Threading Building Blocks C++ Library Goes Open Source

A C++ template library for enabling concurrency


July 24, 2007
URL:http://www.drdobbs.com/open-source/threading-building-blocks-c-library-goes/201200707

Intel has made its Threading Building Blocks C++ template library an open source project under the terms of the GNU General Public License, Version 2. The Threading Building Blocks (TBB) software is a C++ template library for parallel programming on multicore-based systems.

At the same time Intel says it will continue to support the commercial version of TBB 2.0, which is available for $299. This product includes one year of technical support, upgrades, and new releases. The commercial version of Intel TBB is also included with the recently launched Intel C++ Compiler Professional Editions 10.0. There are no differences between the open source and commercial versions -- Intel plans to maintain one source base and do builds for both. The difference is in commercial support for the purchased version of TBB; support for the open source version is via threadingbuildingblocks.org, a new open source website.

TBB provides an abstraction for parallelism that avoids the low-level programming inherent in the direct use of threading packages such as p-threads or Windows threads. It uses generic programming to be efficient, but you express tasks instead of threads. Intel claims this lets you build scalable programs with effort, compared to C++ with threading packages.

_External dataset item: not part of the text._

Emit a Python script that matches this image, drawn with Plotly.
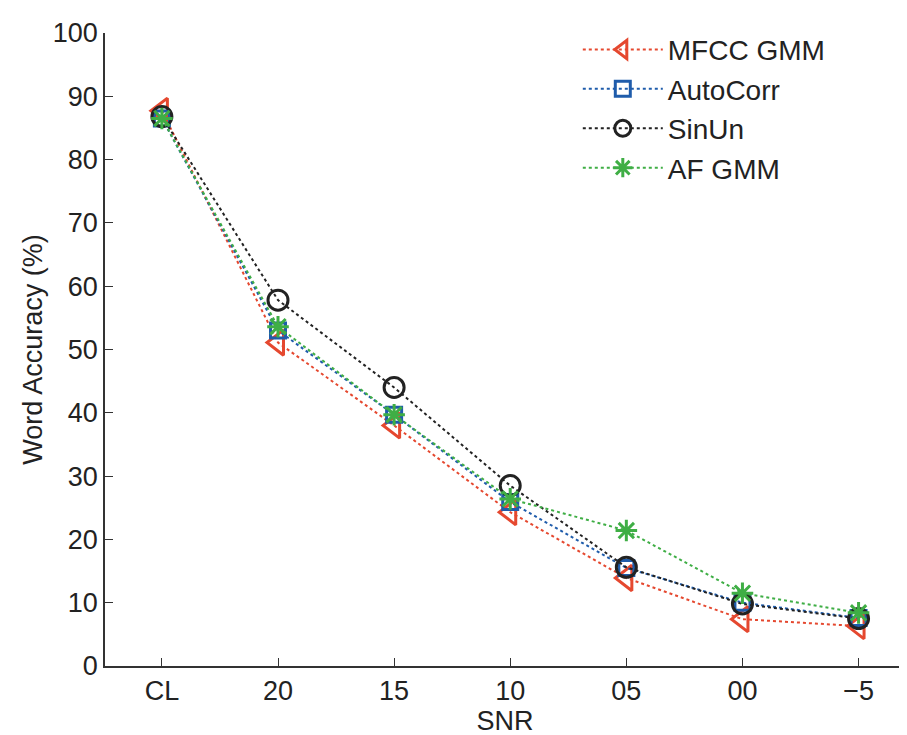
import plotly.graph_objects as go

categories = ["CL", "20", "15", "10", "05", "00", "\u22125"]
mfcc_gmm = [87.7, 51.1, 38.0, 24.3, 13.9, 7.4, 6.3]
autocorr = [86.5, 53.0, 39.7, 25.9, 15.5, 10.0, 7.6]
sinun = [86.8, 57.8, 44.0, 28.5, 15.6, 9.8, 7.5]
af_gmm = [86.5, 53.6, 39.7, 26.4, 21.4, 11.5, 8.4]

xs = list(range(len(categories)))

series = [
    ("MFCC GMM", mfcc_gmm, "#e5482f", "triangle-left-open", 22),
    ("AutoCorr", autocorr, "#1f5cab", "square-open", 15),
    ("SinUn", sinun, "#222222", "circle-open", 20),
    ("AF GMM", af_gmm, "#3fae45", "asterisk-open", 18),
]

fig = go.Figure()
for name, vals, color, sym, size in series:
    fig.add_trace(go.Scatter(
        x=xs, y=vals, name=name, mode="lines+markers",
        line=dict(color=color, width=2, dash="dot"),
        marker=dict(symbol=sym, size=size, color=color, line=dict(width=3, color=color)),
    ))

font = "Liberation Sans, Arial, sans-serif"
fig.update_layout(
    width=907, height=735,
    margin=dict(l=97, r=10, t=15, b=77),
    paper_bgcolor="white", plot_bgcolor="white",
    font=dict(family=font, color="#222222", size=27),
    showlegend=True,
    legend=dict(x=0.591, y=1.013, xanchor="left", yanchor="top",
                bgcolor="rgba(0,0,0,0)", font=dict(size=28), itemwidth=80,
                tracegroupgap=0),
    xaxis=dict(
        tickmode="array", tickvals=xs, ticktext=categories,
        range=[-0.49, 6.4], showgrid=False, zeroline=False,
        showline=True, linecolor="#333333", linewidth=1.5,
        ticks="inside", ticklen=8, tickcolor="#333333",
        tickfont=dict(size=27),
        title=dict(text="SNR", font=dict(size=27), standoff=0),
    ),
    yaxis=dict(
        range=[0, 100], dtick=10, showgrid=False, zeroline=False,
        showline=True, linecolor="#333333", linewidth=1.5,
        ticks="inside", ticklen=8, tickcolor="#333333",
        tickfont=dict(size=27),
        title=dict(text="Word Accuracy (%)", font=dict(size=27), standoff=2),
    ),
)

fig.write_html("out.html")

According to Intel senior engineer James Reinders, the TBB binaries support Windows, Linux , and Mac OS. Release and debug libraries are included in the binaries, as with the commercial version. Sources can build on these platforms so that you can reproduce the binaries yourself. Source build for other platforms (in alpha testing) for Mac OS X ( Power Mac, G5), Solaris 10, and FreeBSD.

Reinders also told said that the focus on C++ will remain, although Intel wil continue to evaluate interest and proposals for .NET and Java versions of TBB.

"C++ remains our priority," Reinders said in a Dr. Dobb's interview. "Java and .NET are used in server environments a great deal where parallelism is an every day occurrence because of running multiple processes to deal with multiple connections and other parallelism. That means the urgency for parallelism solutions on Java and .NET is less than C++."